There is also a cultural cost. Local knowledge of tides, fish behavior, and seasonal patterns is often replaced by standardized training manuals written for a global audience. The sea becomes something you manage through checklists rather than something you know through lived experience.

In some areas, locals are even required to pay to access their own waters. Marine park fees, permit systems, and tourism taxes are structured around foreign visitors, but locals are not always exempt. The ocean becomes something you need permission to enter, even if your family has lived there for centuries.

This is what economic colonization looks like in practice. You are allowed to stay, as long as you work within a system designed by others.








When Conservation Serves the Camera





The modern dive industry runs on images. Reefs, sharks, turtles, and deep blue drop offs are content. They are posted, shared, and monetized. What gets photographed gets protected. What does not fit the visual narrative is ignored.

This creates a dangerous feedback loop. Reefs that are easy to access, well lit, and visually striking become overused. They are promoted by influencers, dive schools, and tourism boards. Boat traffic increases. Human presence becomes constant. Meanwhile, less photogenic or more remote areas receive little attention and little protection.
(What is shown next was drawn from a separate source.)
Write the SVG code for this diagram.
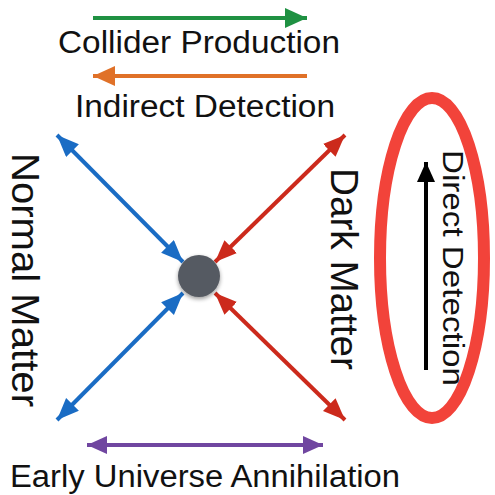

Local communities quickly learn this logic. To attract investment, they must make their reefs visible to the global audience. That often means allowing more boats, more divers, and more filming. The ecosystem becomes a stage set for international consumption.

Even conservation projects are shaped by this economy. Funding flows toward charismatic species and beautiful locations. Slow, complex work like sewage management, fishing reform, or coastal development control receives far less attention.

In this way, the camera becomes a tool of power. It decides which parts of the ocean matter and which do not. Those who control the narrative also control the flow of money and influence.

For locals, this can feel like being trapped inside someone else’s story. Their home becomes a backdrop. Their reef becomes a brand. Their role is to smile, guide, and stay out of the frame.








What a Fair Ocean Would Look Like





There is nothing wrong with diving. There is nothing wrong with travel. The problem is not people wanting to experience the ocean. The problem is who benefits when they do.

A fairer system would start with local ownership. Dive schools, boats, and tourism infrastructure should belong primarily to the communities that live there. International partnerships can exist, but they should be partnerships, not takeovers.

Marine protection should be co designed with those communities. Fishing restrictions should come with real alternatives and real compensation. Access should not be determined by who can pay the most.

Content creators and brands also have a role. Geotagging, constant promotion, and turning every reef into a destination carry consequences. Sometimes the most responsible choice is to not share everything.

Ultimately, the ocean does not need to be owned to be protected. It needs to be respected. That respect must extend not only to coral and fish, but to the people who have lived with them for generations.

The new colonialism underwater is quiet. It does not arrive with ships and flags. It arrives with cameras, credit cards, and booking platforms. Recognizing it is the first step toward building something better.